* [PROVIDED RECORDS]:
---+---
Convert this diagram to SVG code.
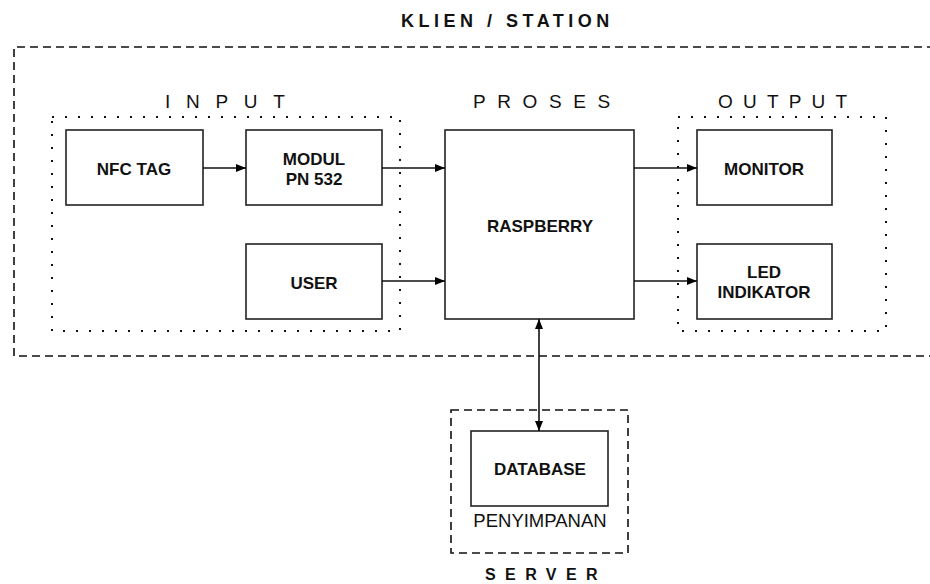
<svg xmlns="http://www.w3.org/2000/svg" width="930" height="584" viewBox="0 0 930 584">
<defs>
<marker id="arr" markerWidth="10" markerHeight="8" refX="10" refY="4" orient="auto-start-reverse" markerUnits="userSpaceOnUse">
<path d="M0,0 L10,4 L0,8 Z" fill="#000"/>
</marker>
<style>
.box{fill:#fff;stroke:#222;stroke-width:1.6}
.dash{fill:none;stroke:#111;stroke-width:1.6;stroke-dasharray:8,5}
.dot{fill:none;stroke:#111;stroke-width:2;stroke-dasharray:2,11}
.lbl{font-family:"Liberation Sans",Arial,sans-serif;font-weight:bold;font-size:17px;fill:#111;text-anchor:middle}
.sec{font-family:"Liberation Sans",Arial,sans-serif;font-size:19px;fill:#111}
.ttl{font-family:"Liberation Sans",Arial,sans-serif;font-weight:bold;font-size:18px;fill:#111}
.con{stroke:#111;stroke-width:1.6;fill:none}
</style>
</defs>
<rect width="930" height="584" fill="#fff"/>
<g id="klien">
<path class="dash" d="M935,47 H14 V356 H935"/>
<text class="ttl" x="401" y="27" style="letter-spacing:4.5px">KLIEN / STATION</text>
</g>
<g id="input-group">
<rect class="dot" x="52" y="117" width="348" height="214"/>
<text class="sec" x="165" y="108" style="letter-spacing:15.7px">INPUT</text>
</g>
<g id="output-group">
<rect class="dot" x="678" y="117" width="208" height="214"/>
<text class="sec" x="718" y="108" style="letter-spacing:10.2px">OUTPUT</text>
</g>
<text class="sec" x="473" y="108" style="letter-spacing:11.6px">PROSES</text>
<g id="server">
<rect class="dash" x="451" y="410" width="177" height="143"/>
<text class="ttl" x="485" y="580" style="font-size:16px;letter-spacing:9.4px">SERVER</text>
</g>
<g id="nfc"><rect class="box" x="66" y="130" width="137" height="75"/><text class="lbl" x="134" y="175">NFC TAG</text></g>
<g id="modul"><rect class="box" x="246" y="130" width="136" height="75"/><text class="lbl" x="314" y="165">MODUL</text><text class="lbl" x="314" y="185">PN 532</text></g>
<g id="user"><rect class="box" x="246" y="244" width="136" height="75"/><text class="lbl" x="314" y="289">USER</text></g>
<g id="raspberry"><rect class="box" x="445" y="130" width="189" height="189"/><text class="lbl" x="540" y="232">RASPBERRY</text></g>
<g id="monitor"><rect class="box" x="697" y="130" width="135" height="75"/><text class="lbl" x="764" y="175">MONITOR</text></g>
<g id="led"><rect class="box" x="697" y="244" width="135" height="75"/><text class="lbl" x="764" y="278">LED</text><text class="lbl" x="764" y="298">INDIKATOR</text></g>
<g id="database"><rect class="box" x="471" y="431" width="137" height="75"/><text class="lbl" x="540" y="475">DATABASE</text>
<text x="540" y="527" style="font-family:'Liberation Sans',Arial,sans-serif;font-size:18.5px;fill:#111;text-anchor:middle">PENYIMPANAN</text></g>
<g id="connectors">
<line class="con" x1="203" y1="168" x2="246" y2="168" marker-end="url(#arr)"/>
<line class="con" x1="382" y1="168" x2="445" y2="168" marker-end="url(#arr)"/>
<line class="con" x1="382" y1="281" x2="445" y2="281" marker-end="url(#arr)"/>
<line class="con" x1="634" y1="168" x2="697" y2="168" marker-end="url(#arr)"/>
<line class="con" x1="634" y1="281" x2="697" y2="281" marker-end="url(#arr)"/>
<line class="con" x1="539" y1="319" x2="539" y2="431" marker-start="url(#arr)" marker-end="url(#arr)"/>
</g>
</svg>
---+---
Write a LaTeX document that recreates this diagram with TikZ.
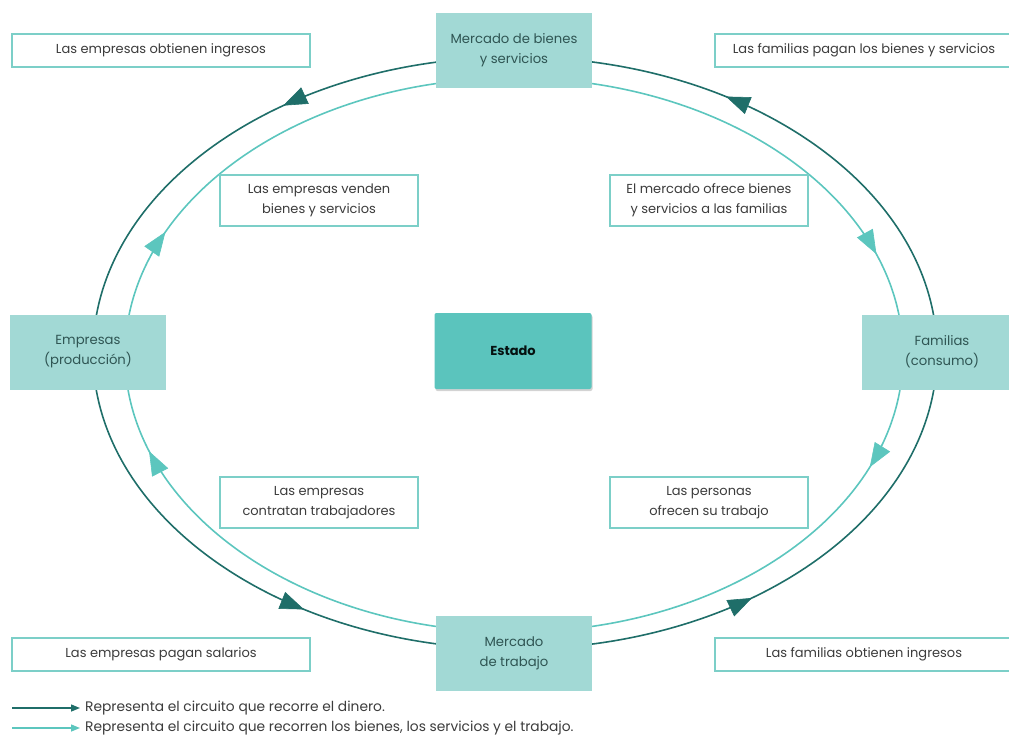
---+---
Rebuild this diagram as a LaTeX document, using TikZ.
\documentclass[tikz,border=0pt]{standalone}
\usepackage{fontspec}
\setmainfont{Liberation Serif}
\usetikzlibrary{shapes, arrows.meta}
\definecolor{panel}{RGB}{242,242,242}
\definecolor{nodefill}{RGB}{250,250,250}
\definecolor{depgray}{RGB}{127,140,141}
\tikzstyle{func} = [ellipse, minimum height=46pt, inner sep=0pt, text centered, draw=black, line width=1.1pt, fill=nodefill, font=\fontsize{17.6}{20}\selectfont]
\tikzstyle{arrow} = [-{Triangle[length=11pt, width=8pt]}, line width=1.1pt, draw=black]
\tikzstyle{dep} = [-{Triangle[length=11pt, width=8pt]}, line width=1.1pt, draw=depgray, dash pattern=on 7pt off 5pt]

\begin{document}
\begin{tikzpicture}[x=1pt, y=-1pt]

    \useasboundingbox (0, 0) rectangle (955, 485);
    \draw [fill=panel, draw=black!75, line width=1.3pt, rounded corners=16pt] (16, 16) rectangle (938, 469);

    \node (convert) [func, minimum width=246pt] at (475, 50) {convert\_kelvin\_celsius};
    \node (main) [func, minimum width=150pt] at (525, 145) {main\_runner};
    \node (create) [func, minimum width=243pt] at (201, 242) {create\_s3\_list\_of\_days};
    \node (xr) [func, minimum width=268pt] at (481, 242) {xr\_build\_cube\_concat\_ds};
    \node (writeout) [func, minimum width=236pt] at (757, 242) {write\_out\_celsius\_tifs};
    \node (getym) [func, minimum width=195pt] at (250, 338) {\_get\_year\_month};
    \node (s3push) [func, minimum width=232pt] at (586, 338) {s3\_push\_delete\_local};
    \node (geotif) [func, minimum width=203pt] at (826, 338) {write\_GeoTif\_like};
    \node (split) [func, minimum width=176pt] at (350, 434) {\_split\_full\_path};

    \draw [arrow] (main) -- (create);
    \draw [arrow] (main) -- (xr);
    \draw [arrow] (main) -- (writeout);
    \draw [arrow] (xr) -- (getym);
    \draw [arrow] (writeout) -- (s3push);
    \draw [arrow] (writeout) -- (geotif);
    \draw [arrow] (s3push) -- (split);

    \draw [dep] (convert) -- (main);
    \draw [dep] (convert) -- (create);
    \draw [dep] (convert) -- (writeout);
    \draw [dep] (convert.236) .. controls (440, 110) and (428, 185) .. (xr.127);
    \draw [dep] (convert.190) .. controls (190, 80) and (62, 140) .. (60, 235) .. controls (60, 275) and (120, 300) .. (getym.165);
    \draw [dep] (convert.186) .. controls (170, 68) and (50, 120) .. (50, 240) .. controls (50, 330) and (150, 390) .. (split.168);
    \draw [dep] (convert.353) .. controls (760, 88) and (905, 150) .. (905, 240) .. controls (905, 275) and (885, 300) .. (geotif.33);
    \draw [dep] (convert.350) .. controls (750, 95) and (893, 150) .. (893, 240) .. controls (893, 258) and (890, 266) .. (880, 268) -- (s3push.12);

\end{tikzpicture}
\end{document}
---+---
* [PROBLEM TO SOLVE]: Retype verbatim the lines that run from the line containing "Rebuild this diagram" to the line containing "rectangle (938, 469);", both inclusive, and no others.

* [TASK ANSWER]:
Rebuild this diagram as a LaTeX document, using TikZ.
\documentclass[tikz,border=0pt]{standalone}
\usepackage{fontspec}
\setmainfont{Liberation Serif}
\usetikzlibrary{shapes, arrows.meta}
\definecolor{panel}{RGB}{242,242,242}
\definecolor{nodefill}{RGB}{250,250,250}
\definecolor{depgray}{RGB}{127,140,141}
\tikzstyle{func} = [ellipse, minimum height=46pt, inner sep=0pt, text centered, draw=black, line width=1.1pt, fill=nodefill, font=\fontsize{17.6}{20}\selectfont]
\tikzstyle{arrow} = [-{Triangle[length=11pt, width=8pt]}, line width=1.1pt, draw=black]
\tikzstyle{dep} = [-{Triangle[length=11pt, width=8pt]}, line width=1.1pt, draw=depgray, dash pattern=on 7pt off 5pt]

\begin{document}
\begin{tikzpicture}[x=1pt, y=-1pt]

    \useasboundingbox (0, 0) rectangle (955, 485);
    \draw [fill=panel, draw=black!75, line width=1.3pt, rounded corners=16pt] (16, 16) rectangle (938, 469);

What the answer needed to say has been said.